A Canada Post employee drives a mail truck through downtown Halifax on July 6, 2016. Parcel delivery is booming, but Canada Post will struggle to make a profit in coming years due to a continuing decline in letter mail, higher employee costs and billions in capital spending, says a corporate forecast quietly tabled in Parliament. THE CANADIAN PRESS/Darren Calabrese

OTTAWA — Canada Post says it will struggle to make a profit in coming years despite booming parcel delivery because of a continuing decline in letter mail, higher employee costs and billions in capital spending.

In a corporate forecast quietly tabled in Parliament, the Crown corporation says it is expecting to achieve “modest” profits of between $10 million and $125 million from 2019 through to 2023 but those will be driven primarily by its Purolator subsidiary, while the base Canada Post segment will post losses.

The five-year plan estimates Canada Post will need to invest $3.6 billion to keep up with the growth of e-commerce shipping while modernizing to meet shipper and customer expectations and stay ahead of competitors.

Meanwhile, employee costs are rising, in part due to a rural pay equity ruling last fall identified as the main cause of an estimated $264 million loss in 2018, and which is expected to add $140 million in annual costs going forward.

Canada Post says it expects to have to borrow about $500 million more by 2023 to cover capital needs and to make special employee pension plan solvency payments, expected to start at over $500 million in 2020 and total over $1.8 billion by 2023.
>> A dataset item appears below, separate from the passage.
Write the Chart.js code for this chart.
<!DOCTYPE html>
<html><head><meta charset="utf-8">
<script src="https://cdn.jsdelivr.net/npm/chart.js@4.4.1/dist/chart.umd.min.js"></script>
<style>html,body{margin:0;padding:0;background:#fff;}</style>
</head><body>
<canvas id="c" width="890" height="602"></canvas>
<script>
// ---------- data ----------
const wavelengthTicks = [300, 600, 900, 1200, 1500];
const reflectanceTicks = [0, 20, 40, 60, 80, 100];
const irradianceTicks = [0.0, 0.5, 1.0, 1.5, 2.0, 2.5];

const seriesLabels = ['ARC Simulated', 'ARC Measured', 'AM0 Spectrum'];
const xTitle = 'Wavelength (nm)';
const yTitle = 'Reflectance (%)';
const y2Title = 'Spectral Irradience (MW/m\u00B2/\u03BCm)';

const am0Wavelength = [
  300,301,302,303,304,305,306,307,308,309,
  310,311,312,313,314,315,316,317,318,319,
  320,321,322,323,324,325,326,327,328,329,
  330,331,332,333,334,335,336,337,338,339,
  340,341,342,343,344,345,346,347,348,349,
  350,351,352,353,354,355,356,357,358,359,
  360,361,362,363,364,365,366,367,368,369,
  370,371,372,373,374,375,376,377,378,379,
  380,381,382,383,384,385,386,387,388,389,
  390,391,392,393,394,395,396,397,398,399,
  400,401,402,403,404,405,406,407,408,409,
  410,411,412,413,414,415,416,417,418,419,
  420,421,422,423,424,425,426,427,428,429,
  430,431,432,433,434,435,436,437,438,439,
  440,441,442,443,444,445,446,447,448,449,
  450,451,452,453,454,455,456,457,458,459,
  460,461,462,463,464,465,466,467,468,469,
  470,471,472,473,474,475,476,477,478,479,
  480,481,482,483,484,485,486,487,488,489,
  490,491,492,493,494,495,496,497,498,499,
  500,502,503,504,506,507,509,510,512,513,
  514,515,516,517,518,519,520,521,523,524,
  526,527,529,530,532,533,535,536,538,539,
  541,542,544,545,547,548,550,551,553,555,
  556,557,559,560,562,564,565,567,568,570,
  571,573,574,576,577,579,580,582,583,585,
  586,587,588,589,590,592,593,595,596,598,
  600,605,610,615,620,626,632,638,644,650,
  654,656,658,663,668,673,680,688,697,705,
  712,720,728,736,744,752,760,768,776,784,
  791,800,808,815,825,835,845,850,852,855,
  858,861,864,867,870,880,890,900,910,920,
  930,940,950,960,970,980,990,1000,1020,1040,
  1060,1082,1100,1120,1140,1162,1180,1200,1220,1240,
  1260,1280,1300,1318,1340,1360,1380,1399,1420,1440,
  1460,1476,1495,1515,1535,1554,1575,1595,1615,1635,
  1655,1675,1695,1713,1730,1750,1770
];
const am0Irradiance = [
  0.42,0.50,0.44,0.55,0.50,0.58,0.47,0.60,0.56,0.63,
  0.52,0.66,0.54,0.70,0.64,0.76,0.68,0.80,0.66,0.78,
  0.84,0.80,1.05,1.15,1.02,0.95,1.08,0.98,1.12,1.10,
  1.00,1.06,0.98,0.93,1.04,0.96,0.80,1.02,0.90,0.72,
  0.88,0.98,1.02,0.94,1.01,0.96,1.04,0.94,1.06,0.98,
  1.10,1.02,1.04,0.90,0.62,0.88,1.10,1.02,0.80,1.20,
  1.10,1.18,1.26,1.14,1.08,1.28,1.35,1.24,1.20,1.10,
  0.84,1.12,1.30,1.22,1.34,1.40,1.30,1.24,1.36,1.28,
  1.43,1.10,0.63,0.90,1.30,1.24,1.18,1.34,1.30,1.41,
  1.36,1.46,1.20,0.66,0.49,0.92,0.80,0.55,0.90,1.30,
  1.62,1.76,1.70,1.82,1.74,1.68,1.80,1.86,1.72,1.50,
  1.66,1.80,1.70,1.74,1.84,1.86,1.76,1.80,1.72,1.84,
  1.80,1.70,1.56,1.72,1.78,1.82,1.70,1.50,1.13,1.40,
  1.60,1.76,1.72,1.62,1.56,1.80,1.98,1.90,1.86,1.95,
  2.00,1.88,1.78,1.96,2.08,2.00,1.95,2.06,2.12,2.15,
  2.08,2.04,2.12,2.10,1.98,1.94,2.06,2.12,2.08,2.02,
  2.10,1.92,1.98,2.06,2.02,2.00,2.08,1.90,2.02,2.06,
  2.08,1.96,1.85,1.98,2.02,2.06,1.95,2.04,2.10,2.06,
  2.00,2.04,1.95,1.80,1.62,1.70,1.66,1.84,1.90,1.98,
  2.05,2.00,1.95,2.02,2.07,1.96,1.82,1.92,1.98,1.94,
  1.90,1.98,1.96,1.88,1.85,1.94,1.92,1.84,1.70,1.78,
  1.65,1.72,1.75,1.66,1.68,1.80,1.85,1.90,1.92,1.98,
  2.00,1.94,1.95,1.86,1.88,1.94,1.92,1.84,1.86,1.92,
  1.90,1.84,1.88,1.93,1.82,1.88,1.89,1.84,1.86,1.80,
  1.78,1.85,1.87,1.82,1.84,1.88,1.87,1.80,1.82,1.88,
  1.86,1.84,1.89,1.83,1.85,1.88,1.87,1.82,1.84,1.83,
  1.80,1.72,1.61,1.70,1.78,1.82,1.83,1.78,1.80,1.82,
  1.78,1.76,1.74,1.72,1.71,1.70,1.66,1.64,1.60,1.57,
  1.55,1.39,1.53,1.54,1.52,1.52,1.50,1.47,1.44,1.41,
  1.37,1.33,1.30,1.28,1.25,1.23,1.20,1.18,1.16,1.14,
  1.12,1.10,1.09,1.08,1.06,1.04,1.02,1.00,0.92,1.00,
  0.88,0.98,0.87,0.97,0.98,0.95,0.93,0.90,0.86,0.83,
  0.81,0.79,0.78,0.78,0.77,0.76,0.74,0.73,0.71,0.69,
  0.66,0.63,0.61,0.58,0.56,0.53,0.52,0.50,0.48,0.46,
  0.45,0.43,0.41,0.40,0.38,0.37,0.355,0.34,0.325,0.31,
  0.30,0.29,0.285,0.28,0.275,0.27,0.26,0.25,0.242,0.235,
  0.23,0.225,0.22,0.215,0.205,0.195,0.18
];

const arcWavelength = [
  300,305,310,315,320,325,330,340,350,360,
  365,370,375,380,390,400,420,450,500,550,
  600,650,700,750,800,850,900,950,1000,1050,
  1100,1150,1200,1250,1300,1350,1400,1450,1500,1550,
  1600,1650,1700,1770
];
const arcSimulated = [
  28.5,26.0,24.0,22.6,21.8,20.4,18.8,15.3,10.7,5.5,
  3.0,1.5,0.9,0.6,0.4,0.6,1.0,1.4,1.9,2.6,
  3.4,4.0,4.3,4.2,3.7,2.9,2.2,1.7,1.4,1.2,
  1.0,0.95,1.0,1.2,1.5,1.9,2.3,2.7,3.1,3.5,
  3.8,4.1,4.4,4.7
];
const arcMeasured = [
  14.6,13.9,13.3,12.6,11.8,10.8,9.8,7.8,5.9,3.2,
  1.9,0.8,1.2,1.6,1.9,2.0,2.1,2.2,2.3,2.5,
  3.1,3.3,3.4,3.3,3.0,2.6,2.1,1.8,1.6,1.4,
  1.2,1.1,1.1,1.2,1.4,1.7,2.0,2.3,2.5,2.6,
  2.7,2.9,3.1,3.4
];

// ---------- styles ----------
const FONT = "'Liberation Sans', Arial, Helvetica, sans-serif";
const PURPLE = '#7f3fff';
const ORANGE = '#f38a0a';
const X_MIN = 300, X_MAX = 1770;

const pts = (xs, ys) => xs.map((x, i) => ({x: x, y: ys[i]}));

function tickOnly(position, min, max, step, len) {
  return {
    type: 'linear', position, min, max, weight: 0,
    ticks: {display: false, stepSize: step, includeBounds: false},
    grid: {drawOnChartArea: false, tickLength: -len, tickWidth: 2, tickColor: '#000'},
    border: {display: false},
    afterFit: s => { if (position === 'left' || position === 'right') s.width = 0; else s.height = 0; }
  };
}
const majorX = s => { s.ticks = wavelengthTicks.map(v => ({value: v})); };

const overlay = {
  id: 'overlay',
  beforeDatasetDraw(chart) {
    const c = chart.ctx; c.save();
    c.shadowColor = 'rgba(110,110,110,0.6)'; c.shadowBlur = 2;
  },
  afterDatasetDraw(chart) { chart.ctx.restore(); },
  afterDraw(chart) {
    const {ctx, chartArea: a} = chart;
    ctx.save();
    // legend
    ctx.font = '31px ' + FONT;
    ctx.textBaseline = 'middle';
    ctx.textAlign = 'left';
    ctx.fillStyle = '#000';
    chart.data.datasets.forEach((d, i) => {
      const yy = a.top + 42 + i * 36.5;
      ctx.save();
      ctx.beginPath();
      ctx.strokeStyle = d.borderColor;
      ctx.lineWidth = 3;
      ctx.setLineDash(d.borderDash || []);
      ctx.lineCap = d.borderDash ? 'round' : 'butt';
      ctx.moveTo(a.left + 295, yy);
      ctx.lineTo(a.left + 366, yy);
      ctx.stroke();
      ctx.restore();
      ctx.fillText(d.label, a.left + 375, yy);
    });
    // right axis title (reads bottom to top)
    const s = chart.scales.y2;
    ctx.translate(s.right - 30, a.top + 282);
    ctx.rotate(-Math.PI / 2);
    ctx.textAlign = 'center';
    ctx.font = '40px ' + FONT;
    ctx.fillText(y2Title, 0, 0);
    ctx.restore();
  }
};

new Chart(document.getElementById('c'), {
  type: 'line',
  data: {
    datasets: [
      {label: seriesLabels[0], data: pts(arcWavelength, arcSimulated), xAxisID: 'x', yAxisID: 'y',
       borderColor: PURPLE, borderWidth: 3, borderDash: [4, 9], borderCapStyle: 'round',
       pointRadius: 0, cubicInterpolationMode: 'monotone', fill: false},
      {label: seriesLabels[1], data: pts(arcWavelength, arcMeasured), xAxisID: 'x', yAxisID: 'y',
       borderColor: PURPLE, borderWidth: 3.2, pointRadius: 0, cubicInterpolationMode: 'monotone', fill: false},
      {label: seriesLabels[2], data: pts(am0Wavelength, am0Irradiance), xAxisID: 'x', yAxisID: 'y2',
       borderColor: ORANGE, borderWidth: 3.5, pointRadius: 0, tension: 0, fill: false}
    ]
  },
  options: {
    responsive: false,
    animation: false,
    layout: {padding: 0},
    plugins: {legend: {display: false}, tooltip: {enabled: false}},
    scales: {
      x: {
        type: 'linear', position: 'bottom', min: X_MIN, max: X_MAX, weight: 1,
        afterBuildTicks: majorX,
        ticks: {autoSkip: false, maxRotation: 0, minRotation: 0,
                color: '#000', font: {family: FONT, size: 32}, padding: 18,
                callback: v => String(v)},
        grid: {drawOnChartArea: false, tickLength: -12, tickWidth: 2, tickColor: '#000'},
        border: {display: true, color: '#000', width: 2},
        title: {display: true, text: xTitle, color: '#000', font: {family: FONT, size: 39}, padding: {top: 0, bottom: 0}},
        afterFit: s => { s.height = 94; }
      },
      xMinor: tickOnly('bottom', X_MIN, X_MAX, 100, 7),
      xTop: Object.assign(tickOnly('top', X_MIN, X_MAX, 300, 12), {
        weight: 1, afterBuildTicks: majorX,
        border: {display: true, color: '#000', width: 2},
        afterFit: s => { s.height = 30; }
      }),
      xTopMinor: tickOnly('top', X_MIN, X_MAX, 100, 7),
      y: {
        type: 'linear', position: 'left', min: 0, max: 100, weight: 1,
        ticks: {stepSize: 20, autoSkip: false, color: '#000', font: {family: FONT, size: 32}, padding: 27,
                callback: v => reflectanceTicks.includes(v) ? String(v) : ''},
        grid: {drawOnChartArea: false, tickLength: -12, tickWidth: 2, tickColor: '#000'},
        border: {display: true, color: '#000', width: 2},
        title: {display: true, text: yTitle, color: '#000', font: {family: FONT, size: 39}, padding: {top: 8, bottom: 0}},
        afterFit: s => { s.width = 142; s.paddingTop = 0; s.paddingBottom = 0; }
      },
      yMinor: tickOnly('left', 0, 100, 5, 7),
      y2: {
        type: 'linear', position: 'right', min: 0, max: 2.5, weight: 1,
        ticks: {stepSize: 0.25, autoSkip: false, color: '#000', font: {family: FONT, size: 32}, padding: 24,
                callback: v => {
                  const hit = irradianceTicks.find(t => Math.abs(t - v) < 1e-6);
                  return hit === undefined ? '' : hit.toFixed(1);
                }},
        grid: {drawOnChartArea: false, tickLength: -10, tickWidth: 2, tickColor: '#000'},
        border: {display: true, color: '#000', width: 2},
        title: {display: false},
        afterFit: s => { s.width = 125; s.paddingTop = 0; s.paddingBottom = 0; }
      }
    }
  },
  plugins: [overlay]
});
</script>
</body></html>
It forecasts a post office sector loss of $22 million for 2019 as total revenue grows 3.5 per cent or $234 million to $7 billion — driven by a 13 per cent increase in domestic parcel volume offset by a drop in letter mail activity of about five per cent.

The document says Canada Post has spent about $4.7 million to dismantle 2,280 community mailbox sites in 12 municipalities where it had begun but didn’t complete the conversion of door-to-door delivery, acting after the Liberal government ordered the cancellation of the program.

“Although Canada Post is in a financially viable position today, the forecasted growth in parcels revenue will not be enough for the Canada Post segment to achieve profitability throughout this plan’s period, nor will it be enough to make Canada Post financially self-sustaining in the long term,” the document says.